Who got that cash?

August 12, 2005

Andrew Parker and Helen White-Cooper hope to create the next big thing in optical engineering with the help of £100,000 from the Engineering and Physical Sciences Research Council.

The Oxford University team wants to exploit some of the ways nature has evolved to handle light.

It hopes to harvest cells from Morpho butterfly chrysalises that develop into iridescent wing scales. The results could potentially improve anti-counterfeiting technology, make microchips used in optical fibres smaller or even give automobile paints an iridescent sheen.

Dr White-Cooper said the first step would be to remove cells that make wing structures before they have begun to develop, then to grow them in culture and persuade them to mature as they would have done normally.

The team will then try to split the developing wings into individual cells.

"Hopefully we can take a cell from a caterpillar and make it divide, rather than make just one butterfly wing's worth of cells. You can get ten times that amount from one caterpillar."

The ultimate aim of the work is to propagate the cells indefinitely and dispense with the caterpillars.

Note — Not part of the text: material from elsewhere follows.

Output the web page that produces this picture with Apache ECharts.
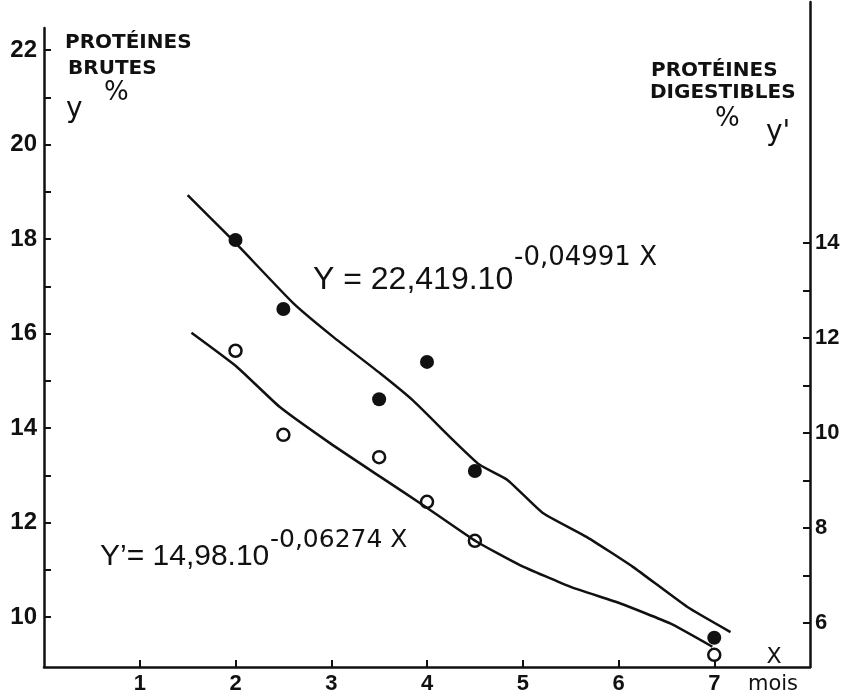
<!DOCTYPE html>
<html>
<head>
<meta charset="utf-8">
<script src="https://cdn.jsdelivr.net/npm/echarts@6/dist/echarts.min.js"></script>
<style>
  html, body { margin: 0; padding: 0; background: #fff; }
  #chart { width: 843px; height: 698px; }
</style>
</head>
<body>
<div id="chart"></div>
<script>
// mois de mesure
var mois = [2, 2.5, 3.5, 4, 4.5, 7];
// protéines brutes (y, axe gauche) - points pleins
var proteinesBrutes = [17.98, 16.52, 14.61, 15.40, 13.09, 9.56];
// protéines digestibles (y', axe droit) - points creux
var proteinesDigestibles = [11.73, 9.96, 9.49, 8.55, 7.73, 5.33];

// courbe ajustée Y
var courbeBrutesX = [1.50, 1.99, 2.60, 3.02, 3.51, 3.85, 4.27, 4.55, 4.84, 5.21, 5.67, 6.15, 6.72, 7.17];
var courbeBrutesY = [18.93, 17.94, 16.65, 15.93, 15.16, 14.59, 13.75, 13.22, 12.90, 12.20, 11.69, 11.06, 10.21, 9.68];
// courbe ajustée Y'
var courbeDigX = [1.54, 2.01, 2.46, 2.99, 3.51, 3.96, 4.52, 4.97, 5.50, 6.02, 6.54, 6.98];
var courbeDigY = [12.11, 11.40, 10.55, 9.78, 9.08, 8.48, 7.71, 7.22, 6.76, 6.41, 5.99, 5.50];

// graduations
var xLabels = [1, 2, 3, 4, 5, 6, 7];
var yTicks = [10, 11, 12, 13, 14, 15, 16, 17, 18, 19, 20, 21, 22];
var yLabels = [10, 12, 14, 16, 18, 20, 22];
var y2Ticks = [6, 7, 8, 9, 10, 11, 12, 13, 14];
var y2Labels = [6, 8, 10, 12, 14];

function zip(a, b) {
  return a.map(function (v, i) { return [v, b[i]]; });
}

var ink = '#111';
var chart = echarts.init(document.getElementById('chart'));

var option = {
  backgroundColor: '#fff',
  animation: false,
  grid: [
    { left: 44, right: 33, top: 28, bottom: 31 },
    { left: 44, right: 33, top: 2, bottom: 31 }
  ],
  xAxis: [{
    gridIndex: 0,
    type: 'value', min: 0, max: 8,
    splitLine: { show: false },
    axisLine: { onZero: false, lineStyle: { color: ink, width: 2.5 } },
    axisTick: { inside: true, length: 7, customValues: xLabels, lineStyle: { color: ink, width: 2 } },
    axisLabel: { customValues: xLabels, margin: 6, color: ink, fontFamily: 'Liberation Sans', fontWeight: 'bold', fontSize: 22 }
  }, {
    gridIndex: 1,
    type: 'value', min: 0, max: 8, show: false
  }],
  yAxis: [{
    gridIndex: 0,
    type: 'value', min: 8.94, max: 22.47,
    splitLine: { show: false },
    axisLine: { show: true, onZero: false, lineStyle: { color: ink, width: 2.5 } },
    axisTick: { show: true, inside: true, length: 7, customValues: yTicks, lineStyle: { color: ink, width: 2 } },
    axisLabel: { customValues: yLabels, margin: 7, padding: [0, 0, 12, 0], color: ink, fontFamily: 'Liberation Sans', fontWeight: 'bold', fontSize: 24 }
  }, {
    gridIndex: 1,
    type: 'value', position: 'right', min: 5.074, max: 19.07,
    splitLine: { show: false },
    axisLine: { show: true, onZero: false, lineStyle: { color: ink, width: 2.5 } },
    axisTick: { show: true, inside: true, length: 7, customValues: y2Ticks, lineStyle: { color: ink, width: 2 } },
    axisLabel: { customValues: y2Labels, margin: 5, padding: [0, 0, 12, 0], color: ink, fontFamily: 'Liberation Sans', fontWeight: 'bold', fontSize: 22 }
  }],
  series: [{
    name: 'Y',
    type: 'line',
    xAxisIndex: 0, yAxisIndex: 0,
    data: zip(courbeBrutesX, courbeBrutesY),
    smooth: 0.15,
    showSymbol: false,
    lineStyle: { color: ink, width: 2.5 }
  }, {
    name: 'protéines brutes',
    type: 'scatter',
    xAxisIndex: 0, yAxisIndex: 0,
    data: zip(mois, proteinesBrutes),
    symbolSize: 14,
    itemStyle: { color: ink, opacity: 1 }
  }, {
    name: "Y'",
    type: 'line',
    xAxisIndex: 1, yAxisIndex: 1,
    data: zip(courbeDigX, courbeDigY),
    smooth: 0.15,
    showSymbol: false,
    lineStyle: { color: ink, width: 2.5 }
  }, {
    name: 'protéines digestibles',
    type: 'scatter',
    xAxisIndex: 1, yAxisIndex: 1,
    data: zip(mois, proteinesDigestibles),
    symbolSize: 12,
    itemStyle: { color: '#fff', borderColor: ink, borderWidth: 2.5, opacity: 1 }
  }],
  graphic: [
    // titres des axes
    { type: 'text', x: 65, y: 43, style: { text: 'PROTÉINES', font: 'bold 20px "DejaVu Sans"', fill: ink, textVerticalAlign: 'middle' } },
    { type: 'text', x: 68, y: 69, style: { text: 'BRUTES', font: 'bold 20px "DejaVu Sans"', fill: ink, textVerticalAlign: 'middle' } },
    { type: 'text', x: 104, y: 93, style: { text: '%', font: '26px "DejaVu Sans"', fill: ink, textVerticalAlign: 'middle' } },
    { type: 'text', x: 66, y: 110, style: { text: 'y', font: '28px "DejaVu Sans"', fill: ink, textVerticalAlign: 'middle' } },
    { type: 'text', x: 651, y: 71, style: { text: 'PROTÉINES', font: 'bold 20px "DejaVu Sans"', fill: ink, textVerticalAlign: 'middle' } },
    { type: 'text', x: 650, y: 93, style: { text: 'DIGESTIBLES', font: 'bold 20px "DejaVu Sans"', fill: ink, textVerticalAlign: 'middle' } },
    { type: 'text', x: 715, y: 119, style: { text: '%', font: '26px "DejaVu Sans"', fill: ink, textVerticalAlign: 'middle' } },
    { type: 'text', x: 766, y: 133, style: { text: "y'", font: '28px "DejaVu Sans"', fill: ink, textVerticalAlign: 'middle' } },
    // équations
    { type: 'text', x: 313, y: 280, style: { text: 'Y = 22,419.10', font: '32px "Liberation Sans"', fill: ink, textVerticalAlign: 'middle' } },
    { type: 'text', x: 514, y: 258, style: { text: '-0,04991 X', font: '26px "DejaVu Sans"', fill: ink, textVerticalAlign: 'middle' } },
    { type: 'text', x: 100, y: 557, style: { text: 'Y’= 14,98.10', font: '30px "Liberation Sans"', fill: ink, textVerticalAlign: 'middle' } },
    { type: 'text', x: 270, y: 540, style: { text: '-0,06274 X', font: '25px "DejaVu Sans"', fill: ink, textVerticalAlign: 'middle' } },
    // axe des x
    { type: 'text', x: 774, y: 657, style: { text: 'X', font: '22px "DejaVu Sans"', fill: ink, textAlign: 'center', textVerticalAlign: 'middle' } },
    { type: 'text', x: 773, y: 685, style: { text: 'mois', font: '21px "DejaVu Sans"', fill: ink, textAlign: 'center', textVerticalAlign: 'middle' } }
  ]
};

chart.setOption(option);
</script>
</body>
</html>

Dr Parker, who applied for the grant, said the project had great potential.

The optics industry would be interested in the scales themselves and in the technique of farming them, he said.

"The project will create a factory of cells making butterfly scales. We can farm off the scales and use them directly."

The team is looking for a cell culture specialist "who's up for the technical challenge" to help with the project. The deadline is August 22.